# What is required
Search the data for the string "this" and extract every line where it appears.
***** The data *****
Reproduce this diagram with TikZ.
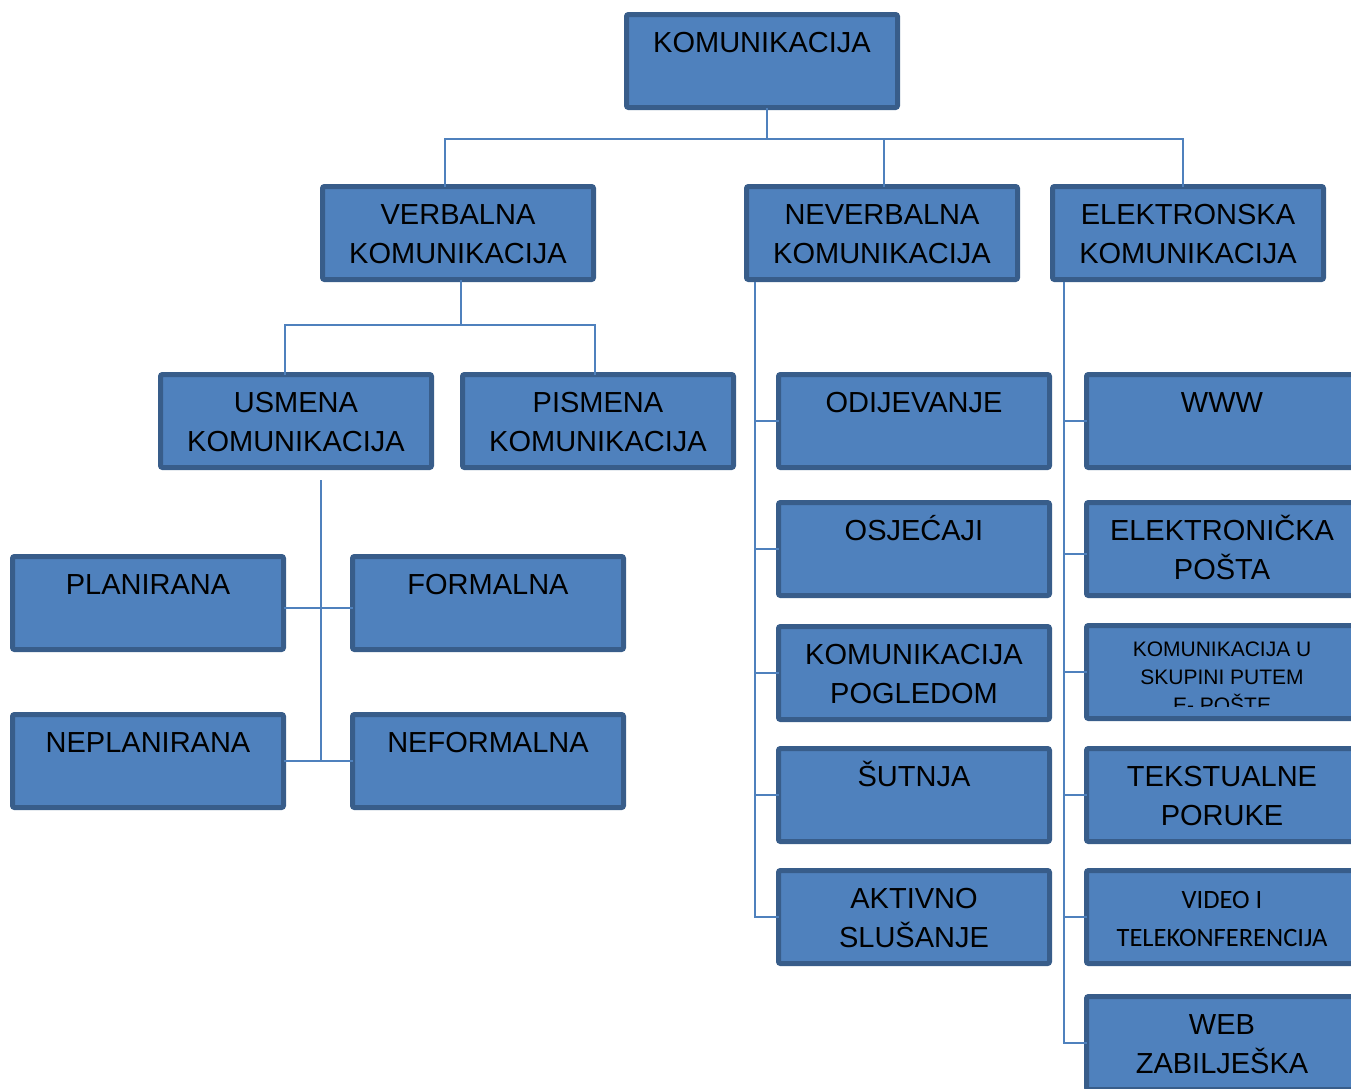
\documentclass[tikz,border=0pt]{standalone}
\usepackage{fontspec}
\setmainfont{Liberation Sans}
\newfontfamily\carlitofont{Carlito}
\definecolor{boxfill}{HTML}{4F81BD}
\definecolor{boxedge}{HTML}{385D8A}
\tikzset{
  kbox/.style={draw=boxedge, fill=boxfill, line width=5pt, rounded corners=2pt,
    inner sep=0pt, outer sep=0pt, minimum width=271pt, minimum height=93pt,
    font=\fontsize{29}{39}\selectfont,
    execute at begin node={\begin{minipage}[c][93pt][t]{266pt}\centering\vspace*{11pt}\strut},
    execute at end node={\end{minipage}}},
  kline/.style={draw=boxfill, line width=1.6pt}
}

\begin{document}
\begin{tikzpicture}[x=1pt, y=-1pt]
      \newcommand\LEFT{148}
      \newcommand\MID{488}
      \newcommand\NV{914}
      \newcommand\EL{1222}

      \path[use as bounding box] (0,0) rectangle (1351,1088);
      \clip (0,0) rectangle (1351,1088);

      \node[kbox] (kom) at (762, 61) {KOMUNIKACIJA};

      \node[kbox] (verb) at (458, 233) {VERBALNA\\KOMUNIKACIJA};
      \node[kbox] (neve) at (882, 233) {NEVERBALNA\\KOMUNIKACIJA};
      \node[kbox] (elek) at (1188, 233) {ELEKTRONSKA\\KOMUNIKACIJA};

      \node[kbox] (usm) at (296, 421) {USMENA\\KOMUNIKACIJA};
      \node[kbox] (pism) at (598, 421) {PISMENA\\KOMUNIKACIJA};

      \node[kbox] (plan) at (\LEFT, 603) {PLANIRANA};
      \node[kbox] (form) at (\MID, 603) {FORMALNA};
      \node[kbox] (neplan) at (\LEFT, 761) {NEPLANIRANA};
      \node[kbox] (neform) at (\MID, 761) {NEFORMALNA};

      \node[kbox] (odij) at (\NV, 421) {ODIJEVANJE};
      \node[kbox] (osje) at (\NV, 549) {OSJEĆAJI};
      \node[kbox] (pogl) at (\NV, 673) {KOMUNIKACIJA\\POGLEDOM};
      \node[kbox] (sutn) at (\NV, 795) {ŠUTNJA};
      \node[kbox] (akti) at (\NV, 917) {AKTIVNO\\SLUŠANJE};

      \node[kbox] (www) at (\EL, 421) {WWW};
      \node[kbox] (epos) at (\EL, 549) {ELEKTRONIČKA\\POŠTA};
      \node[kbox] (skup) at (\EL, 672) {};
      \node[kbox] (teks) at (\EL, 795) {TEKSTUALNE\\PORUKE};
      \node[kbox, font=\carlitofont\fontsize{26.5}{38}\selectfont] (vide) at (\EL, 917) {VIDEO I\\TELEKONFERENCIJA};
      \node[kbox] (webz) at (\EL, 1043) {WEB\\ZABILJEŠKA};

      \begin{scope}
        \clip (skup.north west) rectangle ([yshift=12pt]skup.south east);
        \node[anchor=north, align=center, inner sep=0pt, font=\fontsize{21}{28}\selectfont] (skuptxt) at ([yshift=-16pt]skup.north) {KOMUNIKACIJA U\\SKUPINI PUTEM\\E- POŠTE};
      \end{scope}

      \coordinate (bustop) at (0, 139);
      \draw[kline] ([xshift=5pt]kom.south) -- ([xshift=5pt]kom.south |- bustop);
      \draw[kline] ([xshift=-13pt]verb.north) |- ([xshift=-5pt]elek.north |- bustop) -- ([xshift=-5pt]elek.north);
      \draw[kline] ([xshift=2pt]neve.north) -- ([xshift=2pt]neve.north |- bustop);

      \coordinate (busverb) at (0, 325);
      \draw[kline] ([xshift=3pt]verb.south) -- ([xshift=3pt]verb.south |- busverb);
      \draw[kline] ([xshift=-11pt]usm.north) |- ([xshift=-3pt]pism.north |- busverb) -- ([xshift=-3pt]pism.north);

      \coordinate (usspine) at (321, 480);
      \draw[kline] (usspine) -- (usspine |- neplan.east);
      \draw[kline] ([yshift=-5pt]plan.east) -- ([yshift=-5pt]form.west);
      \draw[kline] (neplan.east) -- (neform.west);

      \coordinate (nvspine) at (755, 282);
      \draw[kline] (nvspine) |- (akti.west);
      \foreach \n in {odij, osje, pogl, sutn}
        \draw[kline] (\n.west) -- (\n.west -| nvspine);

      \coordinate (elspine) at (1064, 282);
      \draw[kline] (elspine) |- (webz.west);
      \draw[kline] ([yshift=-5pt]epos.west) -- ([yshift=-5pt]epos.west -| elspine);
      \foreach \n in {www, skup, teks, vide}
        \draw[kline] (\n.west) -- (\n.west -| elspine);

    \end{tikzpicture}
\end{document}
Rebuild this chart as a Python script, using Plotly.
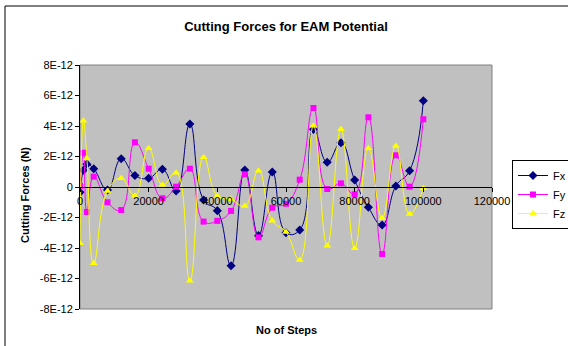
*****
# Solution
Reproduce this diagram with TikZ.
Rebuild this chart as a Python script, using Plotly.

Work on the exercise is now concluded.